Entre las religiones, la sabiduría del hinduismo en su relación con la naturaleza, la compasión del budismo en sus relaciones humanas, la búsqueda permanente de la utopía del judaísmo, la sed de justicia en la corriente profética del islam, las fuerzas emancipadoras de una teología de la liberación en el cristianismo, el respeto de las fuentes de vida en el concepto de la madre tierra de los pueblos autóctonos de América Latina, el sentido de solidaridad expresado en las religiones de Africa, constituyen las contribuciones potenciales importantes, en el marco evidentemente de una tolerancia mutua garantizada por la imparcialidad de la sociedad política.
¡Utopías sólo utopías ! El mundo necesita utopías, a condición de que se traduzcan en la práctica. Cada uno de los principios mencionados es susceptible de aplicaciones concretas, y han sido objeto de propuestas por parte de numerosos movimientos sociales y de organizaciones políticas.
¿Quién será el portador de este proyecto ? Es verdad que la genialidad del capitalismo es que transforma sus propias contradicciones en oportunidades. How global warming can make you wealthy ? (“¿Cómo puede hacerle rico el calentamiento global ?”) se podía leer en una publicidad del semanario US Today a principios de 2007.
¿Puede el capitalismo renunciar a sus propios principios ? Es evidente que no : sólo una nueva relación de poderes lo logrará, lo cual no excluye que actores económicos contemporáneos se adhieran.

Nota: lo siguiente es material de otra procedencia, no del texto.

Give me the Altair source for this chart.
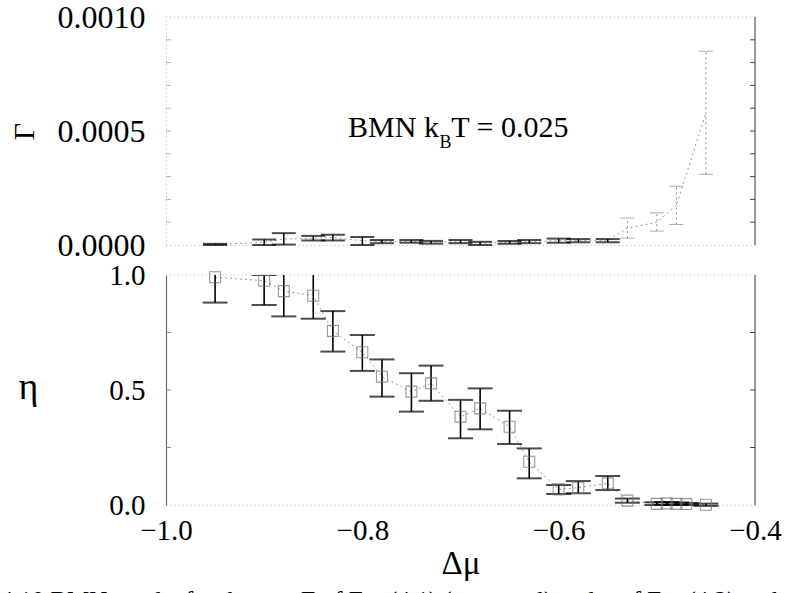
import altair as alt
import pandas as pd

# ---------------- data ----------------
X_DOMAIN = [-1.0, -0.4]
G_DOMAIN = [0.0, 0.001]
E_DOMAIN = [0.0, 1.0]

x_ticks = [-1.0, -0.8, -0.6, -0.4]
g_ticks = [0.0, 0.0005, 0.001]
e_ticks = [0.0, 0.5, 1.0]

# small inward frame ticks
g_minor = [0.0001, 0.0002, 0.0003, 0.0004, 0.0005, 0.0006, 0.0007, 0.0008, 0.0009]
e_minor = [0.25, 0.5, 0.75]
TICK_LEN = 0.005  # in data units of the x axis

# top panel: rate Gamma
g_mu = [-0.95, -0.90, -0.88, -0.85, -0.83, -0.80, -0.78, -0.75, -0.73, -0.70,
        -0.68, -0.65, -0.63, -0.60, -0.58, -0.55, -0.53, -0.50, -0.48, -0.45]
g_val = [0.000002, 0.000012, 0.000026, 0.000030, 0.000033, 0.000019, 0.000015, 0.000016, 0.000012, 0.000015,
         0.000007, 0.000012, 0.000015, 0.000019, 0.000019, 0.000019, 0.000074, 0.000100, 0.000174, 0.000580]
g_lo = [0.000000, 0.000000, 0.000002, 0.000020, 0.000020, 0.000000, 0.000008, 0.000010, 0.000006, 0.000008,
        0.000000, 0.000006, 0.000008, 0.000010, 0.000012, 0.000012, 0.000030, 0.000061, 0.000090, 0.000310]
g_hi = [0.000005, 0.000024, 0.000052, 0.000040, 0.000045, 0.000035, 0.000022, 0.000022, 0.000018, 0.000022,
        0.000014, 0.000018, 0.000022, 0.000028, 0.000026, 0.000026, 0.000118, 0.000141, 0.000258, 0.000850]

# bottom panel: eta
e_mu = [-0.95, -0.90, -0.88, -0.85, -0.83, -0.80, -0.78, -0.75, -0.73, -0.70, -0.68,
        -0.65, -0.63, -0.60, -0.58, -0.55, -0.53, -0.50, -0.49, -0.48, -0.47, -0.45]
e_val = [0.990, 0.975, 0.930, 0.910, 0.757, 0.664, 0.558, 0.493, 0.529, 0.384, 0.420,
         0.340, 0.188, 0.068, 0.075, 0.094, 0.019, 0.005, 0.007, 0.005, 0.004, 0.001]
e_lo = [0.880, 0.870, 0.820, 0.810, 0.667, 0.583, 0.471, 0.406, 0.453, 0.290, 0.329,
        0.265, 0.116, 0.048, 0.051, 0.065, 0.010, 0.000, 0.001, 0.000, 0.000, -0.004]
e_hi = [1.060, 1.000, 1.030, 1.030, 0.843, 0.739, 0.633, 0.573, 0.606, 0.457, 0.507,
        0.410, 0.246, 0.087, 0.104, 0.126, 0.028, 0.012, 0.013, 0.011, 0.009, 0.006]

ann_text = ["BMN k", "B", "T = 0.025"]
ann_mu = [-0.722, -0.7215, -0.7095]
ann_g = [0.000474, 0.000425, 0.000474]

# figure caption, cut off by the bottom edge of the page in the reference
caption = ["4.10   BMN results for the rate Γ of Eq. (4.1) (top panel) and η of Eq. (4.2) and"]
caption_mu = [-1.1687]
caption_eta = [-0.450]

FONT = "Liberation Serif"

# ---------------- layout (pixels) ----------------
PAGE_W = 788
PLOT_X0, PLOT_X1 = 166, 755          # plot area left/right on the page
TOP_H = 228
BOT_PLOT_H = 230
BOT_GROUP_H = 318                    # bottom group reaches the page bottom (clips caption)

# ---------------- tables ----------------
gdf = pd.DataFrame({"mu": g_mu, "val": g_val, "lo": g_lo, "hi": g_hi})
gdf["faint"] = gdf["mu"] > -0.54
edf = pd.DataFrame({"mu": e_mu, "val": e_val, "lo": e_lo, "hi": e_hi})
cdf = pd.DataFrame({"t": caption, "mu": caption_mu, "val": caption_eta})

g_frame = pd.DataFrame({"x1": [X_DOMAIN[0]], "x2": [X_DOMAIN[1]],
                        "y1": [G_DOMAIN[0]], "y2": [G_DOMAIN[1]]})
e_frame = pd.DataFrame({"x1": [X_DOMAIN[0]], "x2": [X_DOMAIN[1]],
                        "y1": [E_DOMAIN[0]], "y2": [E_DOMAIN[1]]})


def y_ticks_df(vals):
    rows = []
    for v in vals:
        rows.append({"xa": X_DOMAIN[1], "xb": X_DOMAIN[1] - TICK_LEN, "y": v, "side": "r"})
        rows.append({"xa": X_DOMAIN[0], "xb": X_DOMAIN[0] + TICK_LEN, "y": v, "side": "l"})
    return pd.DataFrame(rows)


g_tdf = y_ticks_df(g_minor)
e_tdf = y_ticks_df(e_minor)

xs = alt.Scale(domain=X_DOMAIN, range=[PLOT_X0, PLOT_X1], nice=False, zero=False)
gs = alt.Scale(domain=G_DOMAIN, nice=False, zero=False)
es = alt.Scale(domain=E_DOMAIN, range=[BOT_PLOT_H, 0], nice=False, zero=False)

x_top_axis = alt.Axis(labels=False, ticks=False, title="", grid=False,
                      domainColor="#b5b5b5", domainDash=[1, 3])
x_bot_axis = alt.Axis(values=x_ticks, format=".1f", title="Δμ", grid=False, ticks=False,
                      labelFont=FONT, labelFontSize=29, labelColor="black", labelPadding=11,
                      labelFlush=False, labelOverlap=False,
                      domainColor="#b5b5b5", domainDash=[1, 3],
                      titleFont=FONT, titleFontSize=33, titleFontWeight="normal",
                      titleColor="black", titlePadding=2,
                      offset=-(BOT_GROUP_H - BOT_PLOT_H))
g_axis = alt.Axis(values=g_ticks, format=".4f", title="Γ", grid=False, ticks=False,
                  labelFont=FONT, labelFontSize=32, labelColor="black", labelPadding=21,
                  labelOverlap=False,
                  domainColor="#b5b5b5", domainDash=[1, 3],
                  titleFont=FONT, titleFontSize=30, titleFontWeight="normal", titleColor="black",
                  titleAngle=270, titleAlign="center", titleBaseline="middle",
                  titleX=-142, titleY=114, offset=-PLOT_X0)
e_axis = alt.Axis(values=e_ticks, format=".1f", title="η", grid=False, ticks=False,
                  labelFont=FONT, labelFontSize=29, labelColor="black", labelPadding=21,
                  labelOverlap=False,
                  domainColor="#6a6a6a", domainWidth=1.2,
                  titleFont=FONT, titleFontSize=38, titleFontWeight="normal", titleColor="black",
                  titleAngle=0, titleAlign="center", titleBaseline="middle",
                  titleX=-138, titleY=112, offset=-PLOT_X0)

XT = alt.X("mu:Q", scale=xs, axis=x_top_axis)
XB = alt.X("mu:Q", scale=xs, axis=x_bot_axis)


def YG(f):
    return alt.Y(f, scale=gs, axis=g_axis)


def YE(f):
    return alt.Y(f, scale=es, axis=e_axis)


# ---------------- top panel ----------------
gf = alt.Chart(g_frame)
g_top = gf.mark_rule(color="#b5b5b5", strokeDash=[1, 3], strokeWidth=1).encode(
    x=alt.X("x1:Q", scale=xs, axis=x_top_axis), x2="x2:Q", y=YG("y2:Q"))
g_right = gf.mark_rule(color="#333333", strokeWidth=1).encode(
    x=alt.X("x2:Q", scale=xs, axis=x_top_axis), y=YG("y1:Q"), y2="y2:Q")

gtk = alt.Chart(g_tdf)
g_rt = gtk.transform_filter("datum.side == 'r'").mark_rule(color="#444444", strokeWidth=1).encode(
    x=alt.X("xa:Q", scale=xs, axis=x_top_axis), x2="xb:Q", y=YG("y:Q"))
g_lt = gtk.transform_filter("datum.side == 'l'").mark_rule(color="#b0b0b0", strokeWidth=1).encode(
    x=alt.X("xa:Q", scale=xs, axis=x_top_axis), x2="xb:Q", y=YG("y:Q"))

gb = alt.Chart(gdf)
g_line = gb.mark_line(color="#9a9a9a", strokeDash=[2, 3], strokeWidth=1).encode(x=XT, y=YG("val:Q"))
dark = gb.transform_filter("!datum.faint")
light = gb.transform_filter("datum.faint")
g_bar = dark.mark_rule(color="black", strokeWidth=1.5).encode(x=XT, y=YG("lo:Q"), y2="hi:Q")
g_lo_t = dark.mark_tick(orient="horizontal", size=24, thickness=2, color="black").encode(x=XT, y=YG("lo:Q"))
g_hi_t = dark.mark_tick(orient="horizontal", size=24, thickness=2, color="black").encode(x=XT, y=YG("hi:Q"))
f_bar = light.mark_rule(color="#8a8a8a", strokeWidth=1, strokeDash=[2, 3]).encode(x=XT, y=YG("lo:Q"), y2="hi:Q")
f_lo_t = light.mark_tick(orient="horizontal", size=14, thickness=1, color="#8a8a8a").encode(x=XT, y=YG("lo:Q"))
f_hi_t = light.mark_tick(orient="horizontal", size=14, thickness=1, color="#8a8a8a").encode(x=XT, y=YG("hi:Q"))

adf = pd.DataFrame({"t": ann_text, "mu": ann_mu, "g": ann_g})
ab = alt.Chart(adf)
t1 = ab.transform_filter(alt.datum.t == ann_text[0]).mark_text(
    font=FONT, fontSize=30, align="right", baseline="alphabetic", color="black").encode(
    x=XT, y=YG("g:Q"), text="t:N")
t2 = ab.transform_filter(alt.datum.t == ann_text[1]).mark_text(
    font=FONT, fontSize=18, align="left", baseline="alphabetic", color="black").encode(
    x=XT, y=YG("g:Q"), text="t:N")
t3 = ab.transform_filter(alt.datum.t == ann_text[2]).mark_text(
    font=FONT, fontSize=30, align="left", baseline="alphabetic", color="black").encode(
    x=XT, y=YG("g:Q"), text="t:N")

top = alt.layer(g_top, g_right, g_rt, g_lt, g_line, g_bar, g_lo_t, g_hi_t, f_bar, f_lo_t, f_hi_t,
                t1, t2, t3).properties(width=PAGE_W, height=TOP_H)

# ---------------- bottom panel ----------------
ef = alt.Chart(e_frame)
e_top = ef.mark_rule(color="#b5b5b5", strokeDash=[1, 3], strokeWidth=1).encode(
    x=alt.X("x1:Q", scale=xs, axis=x_bot_axis), x2="x2:Q", y=YE("y2:Q"))
e_right = ef.mark_rule(color="#333333", strokeWidth=1).encode(
    x=alt.X("x2:Q", scale=xs, axis=x_bot_axis), y=YE("y1:Q"), y2="y2:Q")

etk = alt.Chart(e_tdf)
e_rt = etk.transform_filter("datum.side == 'r'").mark_rule(color="#444444", strokeWidth=1).encode(
    x=alt.X("xa:Q", scale=xs, axis=x_bot_axis), x2="xb:Q", y=YE("y:Q"))
e_lt = etk.transform_filter("datum.side == 'l'").mark_rule(color="#888888", strokeWidth=1).encode(
    x=alt.X("xa:Q", scale=xs, axis=x_bot_axis), x2="xb:Q", y=YE("y:Q"))

eb = alt.Chart(edf)
e_line = eb.mark_line(color="#9a9a9a", strokeDash=[2, 3], strokeWidth=1).encode(x=XB, y=YE("val:Q"))
e_bar = eb.mark_rule(color="black", strokeWidth=1.6, clip=True).encode(x=XB, y=YE("lo:Q"), y2="hi:Q")
e_lo_t = eb.mark_tick(orient="horizontal", size=25, thickness=2, color="black", clip=True).encode(x=XB, y=YE("lo:Q"))
e_hi_t = eb.mark_tick(orient="horizontal", size=25, thickness=2, color="black", clip=True).encode(x=XB, y=YE("hi:Q"))
e_pts = eb.mark_point(shape="square", filled=False, size=120, color="#6f6f6f", strokeWidth=1.1).encode(
    x=XB, y=YE("val:Q"))

cap = alt.Chart(cdf).mark_text(font=FONT, fontSize=25, align="left", baseline="alphabetic",
                               color="black", clip=True).encode(
    x=XB, y=YE("val:Q"), text="t:N")

bottom = alt.layer(e_top, e_right, e_rt, e_lt, e_line, e_bar, e_lo_t, e_hi_t, e_pts, cap).properties(
    width=PAGE_W, height=BOT_GROUP_H)

chart = alt.vconcat(top, bottom, spacing=30, bounds="flush").properties(
    padding={"left": 0, "top": 1, "right": 0, "bottom": 0},
).configure(background="white").configure_view(strokeWidth=0)

chart.save("out.html", embed_options={"renderer": "svg", "actions": False})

Pero una cosa es evidente : el nuevo actor histórico portador de proyectos alternativos es hoy plural. Son los obreros, los campesinos sin tierra, los pueblos indígenas, las mujeres (primeras victimas de las privatizaciones), los pobres de las ciudades, los militantes ecologistas, los emigrantes, los intelectuales comprometidos, vinculados a movimientos sociales : su conciencia de ser actor colectivo empieza a emerger.
La convergencia de sus organizaciones está apenas empezando y a menudo faltan todavía relaciones políticas. Algunos Estados, especialmente en América Latina, han creado ya condiciones para que las alternativas nazcan. La duración y la intensidad de las luchas de estos actores sociales dependerán de la rigidez del sistema vigente y de la intransigencia de sus protagonistas.
Deberían encontrar, en el marco de las Naciones Unidas, un espacio para poder expresarse y presentar sus alternativas. Eso contribuiría a la inversión del curso de la historia. Indispensable para que el género humano vuelva a encontrar un espacio de vida y pueda, de esta manera, reconstruir la esperanza.